Fla. lawmakers move forward on emergency gun bill

Tuesday, state lawmakers pushed through a bill that would allow concealed carry of your firearm during a state of emergency in Fla. The measure would allow people to bring their weapons along during a mandatory evacuation order.

In 2005, Hurricane Katrina swept over multiple states claiming hundreds of lives. Hundreds of thousands more were displaced from their homes.

Fast forward to 2014, some in the legislature say during that time, people's firearms were being taken away from them by law enforcement.

"The last thing we want is for that to occur in our great state," said Sen. Jeff Brandes (R - St. Petersburg).

Sen.
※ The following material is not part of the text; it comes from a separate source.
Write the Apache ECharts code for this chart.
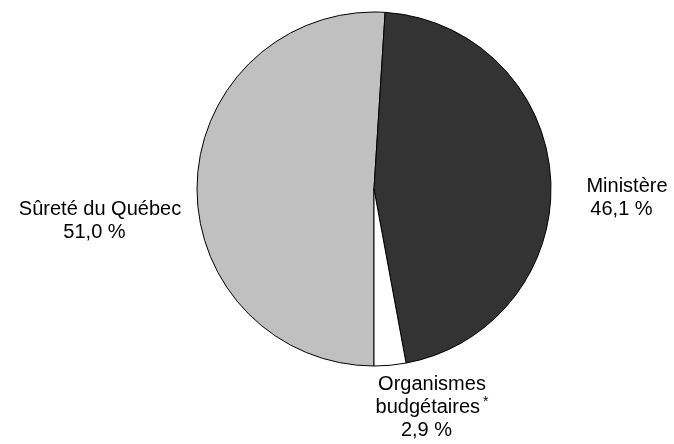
<!DOCTYPE html>
<html><head><meta charset="utf-8">
<script src="https://cdn.jsdelivr.net/npm/echarts@6/dist/echarts.min.js"></script>
<style>html,body{margin:0;padding:0;background:#fff}#c{width:674px;height:444px}</style>
</head><body><div id="c"></div>
<script>
const categories = ['Sûreté du Québec', 'Ministère', 'Organismes budgétaires'];
const values = [51.0, 46.1, 2.9];
const valueLabels = ['51,0 %', '46,1 %', '2,9 %'];
const colors = ['#c0c0c0', '#333333', '#ffffff'];

const labelPos = {
  'Sûreté du Québec': [100, 221],
  'Ministère': [627, 198],
  'Organismes budgétaires': [432, 407]
};

const FONT = 'Liberation Sans, Arial, sans-serif';
const chart = echarts.init(document.getElementById('c'), null, {renderer: 'canvas'});
chart.setOption({
  animation: false,
  backgroundColor: '#ffffff',
  series: [{
    type: 'pie',
    center: [374, 189],
    radius: [0, 177],
    startAngle: 270,
    clockwise: true,
    avoidLabelOverlap: false,
    data: categories.map((n, i) => ({name: n, value: values[i], itemStyle: {color: colors[i]}})),
    itemStyle: {borderColor: '#000000', borderWidth: 1},
    emphasis: {disabled: true},
    labelLine: {show: false},
    label: {
      show: true,
      position: 'outside',
      overflow: 'none',
      color: '#000',
      fontFamily: FONT,
      fontSize: 20,
      lineHeight: 23,
      align: 'center',
      formatter: p => {
        const i = p.dataIndex;
        if (i === 2) return '{t|Organismes}\n{t|budgétaires}{sup|*}\n{pct|' + valueLabels[i] + '}';
        return '{t|' + categories[i] + '}\n{pct|' + valueLabels[i] + '}';
      },
      rich: {
        t: {fontSize: 20, lineHeight: 23, fontFamily: FONT, color: '#000'},
        pct: {fontSize: 20, lineHeight: 23, fontFamily: FONT, color: '#000', padding: [0, 11, 0, 0]},
        sup: {fontSize: 14, verticalAlign: 'top', lineHeight: 23, padding: [0, 0, 8, 3], fontFamily: FONT, color: '#000'}
      }
    },
    labelLayout: function (params) {
      const name = categories[params.dataIndex];
      const p = labelPos[name];
      return {x: p[0], y: p[1], align: 'center', verticalAlign: 'middle'};
    }
  }]
});
</script></body></html>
Jeff Brandes filed the senate version of a concealed carry law that would allow people to tote their weapons if they had to evacuate in a declared state of emergency.

"You need to be able to protect your family and your possessions as you flee," he said.

The bill was taken up in a senate committee Tuesday. During the meeting, Sen. Darren Soto (D - Kissimmee) filed an amendment that says the bill would only apply to when the governor calls a state of emergency, not a local government official.

The amendment passed and so did the bill - with only one no vote.

Opponents of the measure say it has too many holes in it and would cause more mayhem than good.

Derrick Smith was part of a group at the Capitol rallying against Florida's gun laws.

"Everyone that has a gun is not responsible," Smith said.

The bill would exempt people from criminal penalties for carrying a concealed weapon during an evacuation even if they don't have a permit.

"In a state of an emergency, lots of things are happening simultaneously. There's a loss of a sense of security, you don't know where you're going, you don't always know where safety may be, so it's never good to pass these laws in isolation."

"This bill is very clear, it says while you're in the process of fleeing, so not when you turn around to come back, when you're in the process of fleeing."

The senate version of the bill has seen some of a challenge, whereas the house version has mostly passed through the legislature smoothly.